§ TASK STATEMENT
Retype the opening lines of the data exactly, stopping after the line that contains "(0,0) rectangle (430,327);". Skip every picture.

———

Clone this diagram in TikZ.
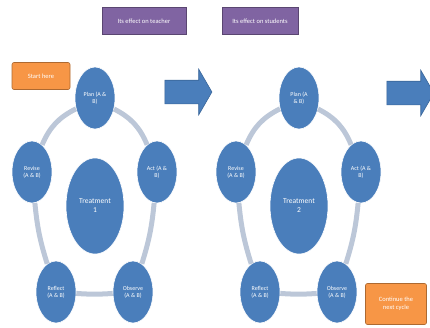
\documentclass[tikz,border=0pt]{standalone}
\usepackage{fontspec}
\setmainfont{Carlito}
\definecolor{cycleblue}{HTML}{4A7EBB}
\definecolor{cycleedge}{HTML}{3A6699}
\definecolor{ringgray}{HTML}{BCC7D8}
\definecolor{notepurple}{HTML}{8064A2}
\definecolor{noteorange}{HTML}{F79646}
\usetikzlibrary{shapes.geometric,shapes.arrows}

\begin{document}
\begin{tikzpicture}[x=1pt,y=-1pt,font=\fontsize{6}{7}\selectfont]
        \tikzset{
            stagebox/.style={
                ellipse,
                draw=white,
                fill=cycleblue,
                text=white,
                line width=0.6pt,
                inner sep=0pt,
                minimum width=40pt,
                minimum height=62pt,
                align=center
            },
            treatment/.style={stagebox,minimum width=58pt,minimum height=96pt,
                font=\fontsize{7.5}{9}\selectfont},
            ring/.style={
                draw=ringgray,
                line width=5pt
            },
            effect/.style={
                draw=notepurple!70!black,
                fill=notepurple,
                text=white,
                line width=0.6pt,
                minimum height=27pt,
                font=\fontsize{6.5}{8}\selectfont,
                align=center
            },
            hint/.style={
                draw=noteorange!70!black,
                fill=noteorange,
                text=white,
                rounded corners=2pt,
                line width=0.6pt,
                inner sep=1pt,
                font=\fontsize{6.5}{8}\selectfont,
                align=center
            },
            bigarrow/.style={
                single arrow,
                draw=cycleedge,
                fill=cycleblue,
                line width=0.6pt,
                minimum height=47pt,
                single arrow head extend=11pt,
                single arrow tip angle=120,
                inner xsep=0pt,
                inner ysep=11.5pt
            }
        }
        \useasboundingbox (0,0) rectangle (430,327);

        % first cycle
        \node[treatment] (treatone) at (95,206) {Treatment\\1};
        \node[stagebox] (planone) at (95,98) {Plan (A \&\\B)};
        \node[stagebox] (actone) at (157,172) {Act (A \&\\B)};
        \node[stagebox] (observeone) at (133,292) {Observe\\(A \& B)};
        \node[stagebox] (reflectone) at (56,292) {Reflect\\(A \& B)};
        \node[stagebox] (reviseone) at (32,172) {Revise\\(A \& B)};

        \draw[ring] (planone) to[bend left=20] (actone);
        \draw[ring] (actone) to[bend left=6] (observeone);
        \draw[ring] (observeone) to[bend left=4] (reflectone);
        \draw[ring] (reflectone) to[bend left=6] (reviseone);
        \draw[ring] (reviseone) to[bend left=20] (planone);

        % second cycle
        \node[treatment] (treattwo) at (299,206) {Treatment\\2};
        \node[stagebox] (plantwo) at (299,98) {Plan (A\\\& B)};
        \node[stagebox] (acttwo) at (361,172) {Act (A \&\\B)};
        \node[stagebox] (observetwo) at (337,292) {Observe\\(A \& B)};
        \node[stagebox] (reflecttwo) at (260,292) {Reflect\\(A \& B)};
        \node[stagebox] (revisetwo) at (236,172) {Revise\\(A \& B)};

        \draw[ring] (plantwo) to[bend left=20] (acttwo);
        \draw[ring] (acttwo) to[bend left=6] (observetwo);
        \draw[ring] (observetwo) to[bend left=4] (reflecttwo);
        \draw[ring] (reflecttwo) to[bend left=6] (revisetwo);
        \draw[ring] (revisetwo) to[bend left=20] (plantwo);

        \node[bigarrow] (nextone) at (185,92) {};
        \node[bigarrow] (nexttwo) at (407,93) {};

        \node[effect,minimum width=84pt] (onteacher) at (144,21) {Its effect on teacher};
        \node[effect,minimum width=76pt] (onstudents) at (260,21) {Its effect on students};
        \node[hint,minimum width=58pt,minimum height=27pt] (start) at (41,76) {Start here};
        \node[hint,minimum width=61pt,minimum height=41pt] (continue) at (396,304)
            {Continue the\\next cycle};
    \end{tikzpicture}
\end{document}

———

§ FINAL RESULT
Clone this diagram in TikZ.
\documentclass[tikz,border=0pt]{standalone}
\usepackage{fontspec}
\setmainfont{Carlito}
\definecolor{cycleblue}{HTML}{4A7EBB}
\definecolor{cycleedge}{HTML}{3A6699}
\definecolor{ringgray}{HTML}{BCC7D8}
\definecolor{notepurple}{HTML}{8064A2}
\definecolor{noteorange}{HTML}{F79646}
\usetikzlibrary{shapes.geometric,shapes.arrows}

\begin{document}
\begin{tikzpicture}[x=1pt,y=-1pt,font=\fontsize{6}{7}\selectfont]
        \tikzset{
            stagebox/.style={
                ellipse,
                draw=white,
                fill=cycleblue,
                text=white,
                line width=0.6pt,
                inner sep=0pt,
                minimum width=40pt,
                minimum height=62pt,
                align=center
            },
            treatment/.style={stagebox,minimum width=58pt,minimum height=96pt,
                font=\fontsize{7.5}{9}\selectfont},
            ring/.style={
                draw=ringgray,
                line width=5pt
            },
            effect/.style={
                draw=notepurple!70!black,
                fill=notepurple,
                text=white,
                line width=0.6pt,
                minimum height=27pt,
                font=\fontsize{6.5}{8}\selectfont,
                align=center
            },
            hint/.style={
                draw=noteorange!70!black,
                fill=noteorange,
                text=white,
                rounded corners=2pt,
                line width=0.6pt,
                inner sep=1pt,
                font=\fontsize{6.5}{8}\selectfont,
                align=center
            },
            bigarrow/.style={
                single arrow,
                draw=cycleedge,
                fill=cycleblue,
                line width=0.6pt,
                minimum height=47pt,
                single arrow head extend=11pt,
                single arrow tip angle=120,
                inner xsep=0pt,
                inner ysep=11.5pt
            }
        }
        \useasboundingbox (0,0) rectangle (430,327);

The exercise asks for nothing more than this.